### GIVEN REQUEST
Quote, verbatim, all material below, without pictures.

### LISTED ENTRIES
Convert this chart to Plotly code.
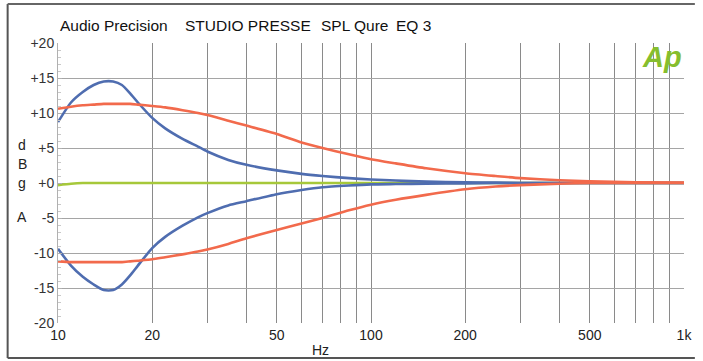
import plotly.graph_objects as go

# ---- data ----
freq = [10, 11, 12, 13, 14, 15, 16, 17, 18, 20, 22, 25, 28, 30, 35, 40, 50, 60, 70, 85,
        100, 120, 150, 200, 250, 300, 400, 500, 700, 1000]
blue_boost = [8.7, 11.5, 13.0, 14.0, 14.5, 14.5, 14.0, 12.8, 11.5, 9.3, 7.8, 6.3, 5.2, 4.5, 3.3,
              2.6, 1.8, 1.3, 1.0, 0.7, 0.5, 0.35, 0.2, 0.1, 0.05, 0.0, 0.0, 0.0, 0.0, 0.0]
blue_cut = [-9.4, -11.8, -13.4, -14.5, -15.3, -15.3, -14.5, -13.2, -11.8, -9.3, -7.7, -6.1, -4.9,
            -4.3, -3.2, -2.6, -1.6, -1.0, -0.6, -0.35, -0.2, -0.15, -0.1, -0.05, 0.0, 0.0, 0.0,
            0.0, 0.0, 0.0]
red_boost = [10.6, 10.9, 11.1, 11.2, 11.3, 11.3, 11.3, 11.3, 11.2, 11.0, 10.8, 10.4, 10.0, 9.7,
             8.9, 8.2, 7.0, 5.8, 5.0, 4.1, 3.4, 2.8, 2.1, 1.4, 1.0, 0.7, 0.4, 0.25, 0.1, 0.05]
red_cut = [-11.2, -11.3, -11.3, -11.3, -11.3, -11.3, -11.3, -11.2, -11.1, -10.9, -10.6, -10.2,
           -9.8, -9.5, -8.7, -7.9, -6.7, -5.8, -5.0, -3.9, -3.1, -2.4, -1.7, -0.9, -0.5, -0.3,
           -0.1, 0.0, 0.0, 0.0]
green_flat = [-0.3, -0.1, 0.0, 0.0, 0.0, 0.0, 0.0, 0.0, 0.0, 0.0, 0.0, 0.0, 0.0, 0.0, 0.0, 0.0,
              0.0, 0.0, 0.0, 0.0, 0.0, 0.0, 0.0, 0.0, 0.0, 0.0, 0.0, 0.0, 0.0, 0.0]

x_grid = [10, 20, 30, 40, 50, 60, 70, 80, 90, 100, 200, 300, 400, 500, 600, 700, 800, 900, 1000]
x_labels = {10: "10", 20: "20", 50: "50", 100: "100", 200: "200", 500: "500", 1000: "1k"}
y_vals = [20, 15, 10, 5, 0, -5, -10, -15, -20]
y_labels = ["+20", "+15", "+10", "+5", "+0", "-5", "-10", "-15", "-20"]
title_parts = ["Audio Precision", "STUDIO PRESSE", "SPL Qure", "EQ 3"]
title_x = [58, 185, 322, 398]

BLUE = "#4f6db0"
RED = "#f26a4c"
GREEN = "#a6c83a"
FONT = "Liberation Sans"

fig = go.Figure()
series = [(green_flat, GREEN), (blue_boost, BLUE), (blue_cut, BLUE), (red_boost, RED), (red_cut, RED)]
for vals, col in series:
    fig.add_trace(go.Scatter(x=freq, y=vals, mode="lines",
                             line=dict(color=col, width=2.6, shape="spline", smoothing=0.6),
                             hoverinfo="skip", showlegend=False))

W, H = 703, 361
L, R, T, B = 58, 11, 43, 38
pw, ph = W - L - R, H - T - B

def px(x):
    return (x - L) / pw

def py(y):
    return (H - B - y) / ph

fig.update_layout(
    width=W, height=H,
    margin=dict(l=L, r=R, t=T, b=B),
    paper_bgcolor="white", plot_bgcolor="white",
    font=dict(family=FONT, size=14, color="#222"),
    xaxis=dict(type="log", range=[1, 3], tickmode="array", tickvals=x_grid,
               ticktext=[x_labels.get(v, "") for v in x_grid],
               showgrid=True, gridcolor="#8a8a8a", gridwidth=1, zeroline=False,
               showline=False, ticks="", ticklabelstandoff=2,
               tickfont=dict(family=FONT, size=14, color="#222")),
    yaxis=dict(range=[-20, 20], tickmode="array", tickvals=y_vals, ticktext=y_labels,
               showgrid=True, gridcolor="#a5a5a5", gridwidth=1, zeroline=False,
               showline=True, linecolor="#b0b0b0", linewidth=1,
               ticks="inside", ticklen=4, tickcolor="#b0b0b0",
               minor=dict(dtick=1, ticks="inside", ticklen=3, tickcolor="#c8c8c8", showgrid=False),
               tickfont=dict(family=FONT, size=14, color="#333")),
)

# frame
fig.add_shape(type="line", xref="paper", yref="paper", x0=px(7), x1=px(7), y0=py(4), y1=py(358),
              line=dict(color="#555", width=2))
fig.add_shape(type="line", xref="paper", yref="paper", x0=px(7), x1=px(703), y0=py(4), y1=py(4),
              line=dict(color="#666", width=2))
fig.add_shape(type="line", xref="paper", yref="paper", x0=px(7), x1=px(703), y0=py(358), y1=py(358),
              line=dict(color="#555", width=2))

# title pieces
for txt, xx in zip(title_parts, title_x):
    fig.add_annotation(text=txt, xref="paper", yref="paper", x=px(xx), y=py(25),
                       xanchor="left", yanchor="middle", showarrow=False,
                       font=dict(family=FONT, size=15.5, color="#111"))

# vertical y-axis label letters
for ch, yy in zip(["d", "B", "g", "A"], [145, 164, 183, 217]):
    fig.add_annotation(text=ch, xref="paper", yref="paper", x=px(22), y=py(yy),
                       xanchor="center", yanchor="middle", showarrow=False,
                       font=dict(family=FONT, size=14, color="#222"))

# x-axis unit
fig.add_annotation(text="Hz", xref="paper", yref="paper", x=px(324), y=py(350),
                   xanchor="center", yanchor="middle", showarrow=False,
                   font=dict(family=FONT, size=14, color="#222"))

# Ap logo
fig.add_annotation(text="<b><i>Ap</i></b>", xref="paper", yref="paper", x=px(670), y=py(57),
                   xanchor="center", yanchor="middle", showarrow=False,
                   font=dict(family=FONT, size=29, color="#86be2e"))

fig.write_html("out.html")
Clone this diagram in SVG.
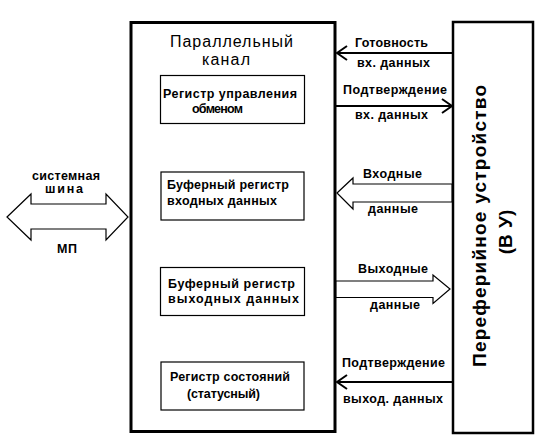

### CORRECT ANSWER
Convert this chart to Plotly code.
import plotly.graph_objects as go

# ---- data ----
freq = [10, 11, 12, 13, 14, 15, 16, 17, 18, 20, 22, 25, 28, 30, 35, 40, 50, 60, 70, 85,
        100, 120, 150, 200, 250, 300, 400, 500, 700, 1000]
blue_boost = [8.7, 11.5, 13.0, 14.0, 14.5, 14.5, 14.0, 12.8, 11.5, 9.3, 7.8, 6.3, 5.2, 4.5, 3.3,
              2.6, 1.8, 1.3, 1.0, 0.7, 0.5, 0.35, 0.2, 0.1, 0.05, 0.0, 0.0, 0.0, 0.0, 0.0]
blue_cut = [-9.4, -11.8, -13.4, -14.5, -15.3, -15.3, -14.5, -13.2, -11.8, -9.3, -7.7, -6.1, -4.9,
            -4.3, -3.2, -2.6, -1.6, -1.0, -0.6, -0.35, -0.2, -0.15, -0.1, -0.05, 0.0, 0.0, 0.0,
            0.0, 0.0, 0.0]
red_boost = [10.6, 10.9, 11.1, 11.2, 11.3, 11.3, 11.3, 11.3, 11.2, 11.0, 10.8, 10.4, 10.0, 9.7,
             8.9, 8.2, 7.0, 5.8, 5.0, 4.1, 3.4, 2.8, 2.1, 1.4, 1.0, 0.7, 0.4, 0.25, 0.1, 0.05]
red_cut = [-11.2, -11.3, -11.3, -11.3, -11.3, -11.3, -11.3, -11.2, -11.1, -10.9, -10.6, -10.2,
           -9.8, -9.5, -8.7, -7.9, -6.7, -5.8, -5.0, -3.9, -3.1, -2.4, -1.7, -0.9, -0.5, -0.3,
           -0.1, 0.0, 0.0, 0.0]
green_flat = [-0.3, -0.1, 0.0, 0.0, 0.0, 0.0, 0.0, 0.0, 0.0, 0.0, 0.0, 0.0, 0.0, 0.0, 0.0, 0.0,
              0.0, 0.0, 0.0, 0.0, 0.0, 0.0, 0.0, 0.0, 0.0, 0.0, 0.0, 0.0, 0.0, 0.0]

x_grid = [10, 20, 30, 40, 50, 60, 70, 80, 90, 100, 200, 300, 400, 500, 600, 700, 800, 900, 1000]
x_labels = {10: "10", 20: "20", 50: "50", 100: "100", 200: "200", 500: "500", 1000: "1k"}
y_vals = [20, 15, 10, 5, 0, -5, -10, -15, -20]
y_labels = ["+20", "+15", "+10", "+5", "+0", "-5", "-10", "-15", "-20"]
title_parts = ["Audio Precision", "STUDIO PRESSE", "SPL Qure", "EQ 3"]
title_x = [58, 185, 322, 398]

BLUE = "#4f6db0"
RED = "#f26a4c"
GREEN = "#a6c83a"
FONT = "Liberation Sans"

fig = go.Figure()
series = [(green_flat, GREEN), (blue_boost, BLUE), (blue_cut, BLUE), (red_boost, RED), (red_cut, RED)]
for vals, col in series:
    fig.add_trace(go.Scatter(x=freq, y=vals, mode="lines",
                             line=dict(color=col, width=2.6, shape="spline", smoothing=0.6),
                             hoverinfo="skip", showlegend=False))

W, H = 703, 361
L, R, T, B = 58, 11, 43, 38
pw, ph = W - L - R, H - T - B

def px(x):
    return (x - L) / pw

def py(y):
    return (H - B - y) / ph

fig.update_layout(
    width=W, height=H,
    margin=dict(l=L, r=R, t=T, b=B),
    paper_bgcolor="white", plot_bgcolor="white",
    font=dict(family=FONT, size=14, color="#222"),
    xaxis=dict(type="log", range=[1, 3], tickmode="array", tickvals=x_grid,
               ticktext=[x_labels.get(v, "") for v in x_grid],
               showgrid=True, gridcolor="#8a8a8a", gridwidth=1, zeroline=False,
               showline=False, ticks="", ticklabelstandoff=2,
               tickfont=dict(family=FONT, size=14, color="#222")),
    yaxis=dict(range=[-20, 20], tickmode="array", tickvals=y_vals, ticktext=y_labels,
               showgrid=True, gridcolor="#a5a5a5", gridwidth=1, zeroline=False,
               showline=True, linecolor="#b0b0b0", linewidth=1,
               ticks="inside", ticklen=4, tickcolor="#b0b0b0",
               minor=dict(dtick=1, ticks="inside", ticklen=3, tickcolor="#c8c8c8", showgrid=False),
               tickfont=dict(family=FONT, size=14, color="#333")),
)

# frame
fig.add_shape(type="line", xref="paper", yref="paper", x0=px(7), x1=px(7), y0=py(4), y1=py(358),
              line=dict(color="#555", width=2))
fig.add_shape(type="line", xref="paper", yref="paper", x0=px(7), x1=px(703), y0=py(4), y1=py(4),
              line=dict(color="#666", width=2))
fig.add_shape(type="line", xref="paper", yref="paper", x0=px(7), x1=px(703), y0=py(358), y1=py(358),
              line=dict(color="#555", width=2))

# title pieces
for txt, xx in zip(title_parts, title_x):
    fig.add_annotation(text=txt, xref="paper", yref="paper", x=px(xx), y=py(25),
                       xanchor="left", yanchor="middle", showarrow=False,
                       font=dict(family=FONT, size=15.5, color="#111"))

# vertical y-axis label letters
for ch, yy in zip(["d", "B", "g", "A"], [145, 164, 183, 217]):
    fig.add_annotation(text=ch, xref="paper", yref="paper", x=px(22), y=py(yy),
                       xanchor="center", yanchor="middle", showarrow=False,
                       font=dict(family=FONT, size=14, color="#222"))

# x-axis unit
fig.add_annotation(text="Hz", xref="paper", yref="paper", x=px(324), y=py(350),
                   xanchor="center", yanchor="middle", showarrow=False,
                   font=dict(family=FONT, size=14, color="#222"))

# Ap logo
fig.add_annotation(text="<b><i>Ap</i></b>", xref="paper", yref="paper", x=px(670), y=py(57),
                   xanchor="center", yanchor="middle", showarrow=False,
                   font=dict(family=FONT, size=29, color="#86be2e"))

fig.write_html("out.html")
Clone this diagram in SVG.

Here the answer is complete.